** begin Source records **

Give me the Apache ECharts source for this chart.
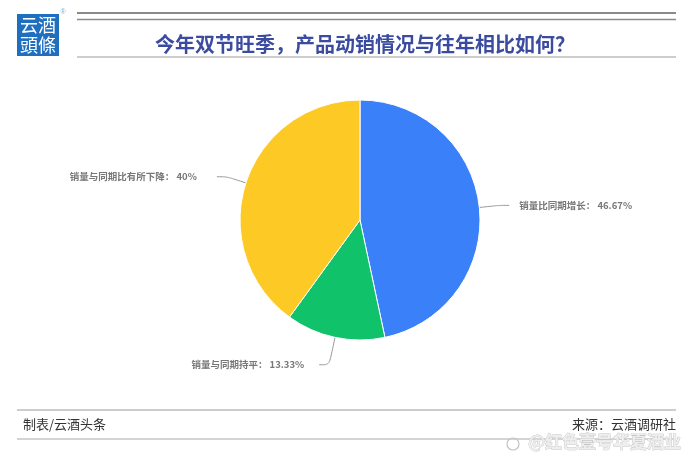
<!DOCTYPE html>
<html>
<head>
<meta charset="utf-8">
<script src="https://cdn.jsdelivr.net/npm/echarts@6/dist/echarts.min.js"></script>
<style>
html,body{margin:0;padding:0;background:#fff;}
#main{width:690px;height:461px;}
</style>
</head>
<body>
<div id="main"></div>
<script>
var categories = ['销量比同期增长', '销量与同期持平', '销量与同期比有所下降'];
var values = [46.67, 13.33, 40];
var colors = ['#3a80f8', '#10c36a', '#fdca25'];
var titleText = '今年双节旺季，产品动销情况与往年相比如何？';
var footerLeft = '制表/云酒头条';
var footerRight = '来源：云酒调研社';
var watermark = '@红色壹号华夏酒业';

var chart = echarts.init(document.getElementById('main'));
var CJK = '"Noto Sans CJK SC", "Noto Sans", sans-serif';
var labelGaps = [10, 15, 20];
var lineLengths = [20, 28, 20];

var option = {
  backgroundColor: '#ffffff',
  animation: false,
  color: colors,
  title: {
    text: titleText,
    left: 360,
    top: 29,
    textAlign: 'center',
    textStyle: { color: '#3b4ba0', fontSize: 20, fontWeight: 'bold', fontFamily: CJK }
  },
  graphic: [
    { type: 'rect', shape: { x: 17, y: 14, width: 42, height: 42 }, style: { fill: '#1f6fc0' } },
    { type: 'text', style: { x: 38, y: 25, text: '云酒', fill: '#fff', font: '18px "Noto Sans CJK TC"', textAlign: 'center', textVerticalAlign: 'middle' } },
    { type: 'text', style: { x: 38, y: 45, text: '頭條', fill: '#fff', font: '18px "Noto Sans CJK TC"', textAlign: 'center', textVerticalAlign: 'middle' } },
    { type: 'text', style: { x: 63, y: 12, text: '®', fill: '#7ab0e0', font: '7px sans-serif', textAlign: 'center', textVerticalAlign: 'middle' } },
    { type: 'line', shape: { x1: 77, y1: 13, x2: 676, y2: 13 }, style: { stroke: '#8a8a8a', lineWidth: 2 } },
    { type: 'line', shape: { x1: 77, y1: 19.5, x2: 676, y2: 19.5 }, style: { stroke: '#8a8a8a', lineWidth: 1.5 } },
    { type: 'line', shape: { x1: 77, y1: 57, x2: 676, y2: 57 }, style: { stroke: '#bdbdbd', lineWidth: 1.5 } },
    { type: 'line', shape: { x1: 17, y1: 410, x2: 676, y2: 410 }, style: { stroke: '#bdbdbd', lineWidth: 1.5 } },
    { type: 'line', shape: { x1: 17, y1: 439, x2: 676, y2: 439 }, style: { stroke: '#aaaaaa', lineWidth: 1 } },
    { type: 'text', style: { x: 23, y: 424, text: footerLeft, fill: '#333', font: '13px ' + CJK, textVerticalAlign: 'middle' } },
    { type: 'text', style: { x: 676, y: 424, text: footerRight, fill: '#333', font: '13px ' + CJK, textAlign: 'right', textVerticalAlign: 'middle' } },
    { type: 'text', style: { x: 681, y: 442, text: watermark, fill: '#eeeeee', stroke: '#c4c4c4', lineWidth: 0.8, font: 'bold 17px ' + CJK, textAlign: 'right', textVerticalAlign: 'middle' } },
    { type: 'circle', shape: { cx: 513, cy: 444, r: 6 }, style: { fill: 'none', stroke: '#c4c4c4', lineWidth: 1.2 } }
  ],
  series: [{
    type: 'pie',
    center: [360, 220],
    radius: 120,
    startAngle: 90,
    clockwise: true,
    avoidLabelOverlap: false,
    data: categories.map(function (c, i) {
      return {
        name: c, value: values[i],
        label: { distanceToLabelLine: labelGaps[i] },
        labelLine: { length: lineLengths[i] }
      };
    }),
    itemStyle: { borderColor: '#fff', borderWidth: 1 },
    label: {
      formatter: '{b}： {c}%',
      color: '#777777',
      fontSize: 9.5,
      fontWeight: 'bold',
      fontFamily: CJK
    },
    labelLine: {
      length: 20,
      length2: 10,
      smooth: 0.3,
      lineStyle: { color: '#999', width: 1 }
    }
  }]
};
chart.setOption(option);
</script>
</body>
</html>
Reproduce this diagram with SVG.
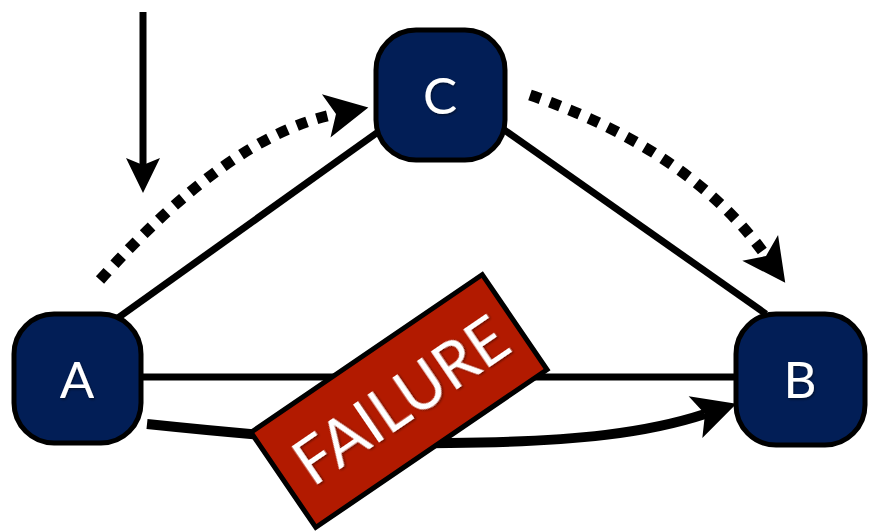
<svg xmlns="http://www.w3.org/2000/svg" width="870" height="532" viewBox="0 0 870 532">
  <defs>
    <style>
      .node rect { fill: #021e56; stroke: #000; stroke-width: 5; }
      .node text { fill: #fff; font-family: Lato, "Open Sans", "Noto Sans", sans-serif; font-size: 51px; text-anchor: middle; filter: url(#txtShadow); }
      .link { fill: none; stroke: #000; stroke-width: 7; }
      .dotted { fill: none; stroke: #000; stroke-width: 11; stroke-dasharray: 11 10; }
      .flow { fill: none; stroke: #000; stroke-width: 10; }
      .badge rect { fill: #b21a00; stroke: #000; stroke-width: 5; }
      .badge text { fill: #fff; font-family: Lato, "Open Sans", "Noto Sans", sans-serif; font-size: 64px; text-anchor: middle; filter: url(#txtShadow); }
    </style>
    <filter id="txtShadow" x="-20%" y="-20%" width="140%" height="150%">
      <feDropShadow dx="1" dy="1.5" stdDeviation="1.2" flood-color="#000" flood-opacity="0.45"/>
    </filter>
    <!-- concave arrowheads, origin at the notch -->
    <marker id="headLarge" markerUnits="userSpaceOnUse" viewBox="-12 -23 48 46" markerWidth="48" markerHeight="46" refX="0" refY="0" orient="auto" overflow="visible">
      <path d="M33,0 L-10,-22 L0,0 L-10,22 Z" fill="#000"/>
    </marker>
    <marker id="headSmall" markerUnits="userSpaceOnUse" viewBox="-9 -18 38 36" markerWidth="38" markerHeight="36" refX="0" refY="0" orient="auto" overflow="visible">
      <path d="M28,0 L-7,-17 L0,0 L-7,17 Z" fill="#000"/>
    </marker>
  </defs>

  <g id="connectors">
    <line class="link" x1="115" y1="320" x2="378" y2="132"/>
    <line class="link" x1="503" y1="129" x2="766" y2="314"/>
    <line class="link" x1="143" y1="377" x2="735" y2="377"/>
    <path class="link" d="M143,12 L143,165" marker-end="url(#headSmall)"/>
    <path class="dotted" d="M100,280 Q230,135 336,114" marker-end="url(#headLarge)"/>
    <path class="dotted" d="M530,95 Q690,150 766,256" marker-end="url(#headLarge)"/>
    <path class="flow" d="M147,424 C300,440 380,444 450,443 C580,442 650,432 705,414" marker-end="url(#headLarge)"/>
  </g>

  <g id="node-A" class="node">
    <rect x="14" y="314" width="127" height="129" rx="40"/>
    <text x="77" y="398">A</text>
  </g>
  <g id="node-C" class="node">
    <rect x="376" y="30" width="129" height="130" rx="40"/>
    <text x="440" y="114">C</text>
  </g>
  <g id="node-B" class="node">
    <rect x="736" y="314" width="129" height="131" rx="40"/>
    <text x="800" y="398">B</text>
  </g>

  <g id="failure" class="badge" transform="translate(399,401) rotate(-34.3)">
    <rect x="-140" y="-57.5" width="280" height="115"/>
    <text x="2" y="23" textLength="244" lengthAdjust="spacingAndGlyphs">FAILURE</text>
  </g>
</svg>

** end Source records **

Above are the records; reproduce them exactly and leave out the pictures.

Give me the Apache ECharts source for this chart.
<!DOCTYPE html>
<html>
<head>
<meta charset="utf-8">
<script src="https://cdn.jsdelivr.net/npm/echarts@6/dist/echarts.min.js"></script>
<style>
html,body{margin:0;padding:0;background:#fff;}
#main{width:690px;height:461px;}
</style>
</head>
<body>
<div id="main"></div>
<script>
var categories = ['销量比同期增长', '销量与同期持平', '销量与同期比有所下降'];
var values = [46.67, 13.33, 40];
var colors = ['#3a80f8', '#10c36a', '#fdca25'];
var titleText = '今年双节旺季，产品动销情况与往年相比如何？';
var footerLeft = '制表/云酒头条';
var footerRight = '来源：云酒调研社';
var watermark = '@红色壹号华夏酒业';

var chart = echarts.init(document.getElementById('main'));
var CJK = '"Noto Sans CJK SC", "Noto Sans", sans-serif';
var labelGaps = [10, 15, 20];
var lineLengths = [20, 28, 20];

var option = {
  backgroundColor: '#ffffff',
  animation: false,
  color: colors,
  title: {
    text: titleText,
    left: 360,
    top: 29,
    textAlign: 'center',
    textStyle: { color: '#3b4ba0', fontSize: 20, fontWeight: 'bold', fontFamily: CJK }
  },
  graphic: [
    { type: 'rect', shape: { x: 17, y: 14, width: 42, height: 42 }, style: { fill: '#1f6fc0' } },
    { type: 'text', style: { x: 38, y: 25, text: '云酒', fill: '#fff', font: '18px "Noto Sans CJK TC"', textAlign: 'center', textVerticalAlign: 'middle' } },
    { type: 'text', style: { x: 38, y: 45, text: '頭條', fill: '#fff', font: '18px "Noto Sans CJK TC"', textAlign: 'center', textVerticalAlign: 'middle' } },
    { type: 'text', style: { x: 63, y: 12, text: '®', fill: '#7ab0e0', font: '7px sans-serif', textAlign: 'center', textVerticalAlign: 'middle' } },
    { type: 'line', shape: { x1: 77, y1: 13, x2: 676, y2: 13 }, style: { stroke: '#8a8a8a', lineWidth: 2 } },
    { type: 'line', shape: { x1: 77, y1: 19.5, x2: 676, y2: 19.5 }, style: { stroke: '#8a8a8a', lineWidth: 1.5 } },
    { type: 'line', shape: { x1: 77, y1: 57, x2: 676, y2: 57 }, style: { stroke: '#bdbdbd', lineWidth: 1.5 } },
    { type: 'line', shape: { x1: 17, y1: 410, x2: 676, y2: 410 }, style: { stroke: '#bdbdbd', lineWidth: 1.5 } },
    { type: 'line', shape: { x1: 17, y1: 439, x2: 676, y2: 439 }, style: { stroke: '#aaaaaa', lineWidth: 1 } },
    { type: 'text', style: { x: 23, y: 424, text: footerLeft, fill: '#333', font: '13px ' + CJK, textVerticalAlign: 'middle' } },
    { type: 'text', style: { x: 676, y: 424, text: footerRight, fill: '#333', font: '13px ' + CJK, textAlign: 'right', textVerticalAlign: 'middle' } },
    { type: 'text', style: { x: 681, y: 442, text: watermark, fill: '#eeeeee', stroke: '#c4c4c4', lineWidth: 0.8, font: 'bold 17px ' + CJK, textAlign: 'right', textVerticalAlign: 'middle' } },
    { type: 'circle', shape: { cx: 513, cy: 444, r: 6 }, style: { fill: 'none', stroke: '#c4c4c4', lineWidth: 1.2 } }
  ],
  series: [{
    type: 'pie',
    center: [360, 220],
    radius: 120,
    startAngle: 90,
    clockwise: true,
    avoidLabelOverlap: false,
    data: categories.map(function (c, i) {
      return {
        name: c, value: values[i],
        label: { distanceToLabelLine: labelGaps[i] },
        labelLine: { length: lineLengths[i] }
      };
    }),
    itemStyle: { borderColor: '#fff', borderWidth: 1 },
    label: {
      formatter: '{b}： {c}%',
      color: '#777777',
      fontSize: 9.5,
      fontWeight: 'bold',
      fontFamily: CJK
    },
    labelLine: {
      length: 20,
      length2: 10,
      smooth: 0.3,
      lineStyle: { color: '#999', width: 1 }
    }
  }]
};
chart.setOption(option);
</script>
</body>
</html>
Reproduce this diagram with SVG.
<svg xmlns="http://www.w3.org/2000/svg" width="870" height="532" viewBox="0 0 870 532">
  <defs>
    <style>
      .node rect { fill: #021e56; stroke: #000; stroke-width: 5; }
      .node text { fill: #fff; font-family: Lato, "Open Sans", "Noto Sans", sans-serif; font-size: 51px; text-anchor: middle; filter: url(#txtShadow); }
      .link { fill: none; stroke: #000; stroke-width: 7; }
      .dotted { fill: none; stroke: #000; stroke-width: 11; stroke-dasharray: 11 10; }
      .flow { fill: none; stroke: #000; stroke-width: 10; }
      .badge rect { fill: #b21a00; stroke: #000; stroke-width: 5; }
      .badge text { fill: #fff; font-family: Lato, "Open Sans", "Noto Sans", sans-serif; font-size: 64px; text-anchor: middle; filter: url(#txtShadow); }
    </style>
    <filter id="txtShadow" x="-20%" y="-20%" width="140%" height="150%">
      <feDropShadow dx="1" dy="1.5" stdDeviation="1.2" flood-color="#000" flood-opacity="0.45"/>
    </filter>
    <!-- concave arrowheads, origin at the notch -->
    <marker id="headLarge" markerUnits="userSpaceOnUse" viewBox="-12 -23 48 46" markerWidth="48" markerHeight="46" refX="0" refY="0" orient="auto" overflow="visible">
      <path d="M33,0 L-10,-22 L0,0 L-10,22 Z" fill="#000"/>
    </marker>
    <marker id="headSmall" markerUnits="userSpaceOnUse" viewBox="-9 -18 38 36" markerWidth="38" markerHeight="36" refX="0" refY="0" orient="auto" overflow="visible">
      <path d="M28,0 L-7,-17 L0,0 L-7,17 Z" fill="#000"/>
    </marker>
  </defs>

  <g id="connectors">
    <line class="link" x1="115" y1="320" x2="378" y2="132"/>
    <line class="link" x1="503" y1="129" x2="766" y2="314"/>
    <line class="link" x1="143" y1="377" x2="735" y2="377"/>
    <path class="link" d="M143,12 L143,165" marker-end="url(#headSmall)"/>
    <path class="dotted" d="M100,280 Q230,135 336,114" marker-end="url(#headLarge)"/>
    <path class="dotted" d="M530,95 Q690,150 766,256" marker-end="url(#headLarge)"/>
    <path class="flow" d="M147,424 C300,440 380,444 450,443 C580,442 650,432 705,414" marker-end="url(#headLarge)"/>
  </g>

  <g id="node-A" class="node">
    <rect x="14" y="314" width="127" height="129" rx="40"/>
    <text x="77" y="398">A</text>
  </g>
  <g id="node-C" class="node">
    <rect x="376" y="30" width="129" height="130" rx="40"/>
    <text x="440" y="114">C</text>
  </g>
  <g id="node-B" class="node">
    <rect x="736" y="314" width="129" height="131" rx="40"/>
    <text x="800" y="398">B</text>
  </g>

  <g id="failure" class="badge" transform="translate(399,401) rotate(-34.3)">
    <rect x="-140" y="-57.5" width="280" height="115"/>
    <text x="2" y="23" textLength="244" lengthAdjust="spacingAndGlyphs">FAILURE</text>
  </g>
</svg>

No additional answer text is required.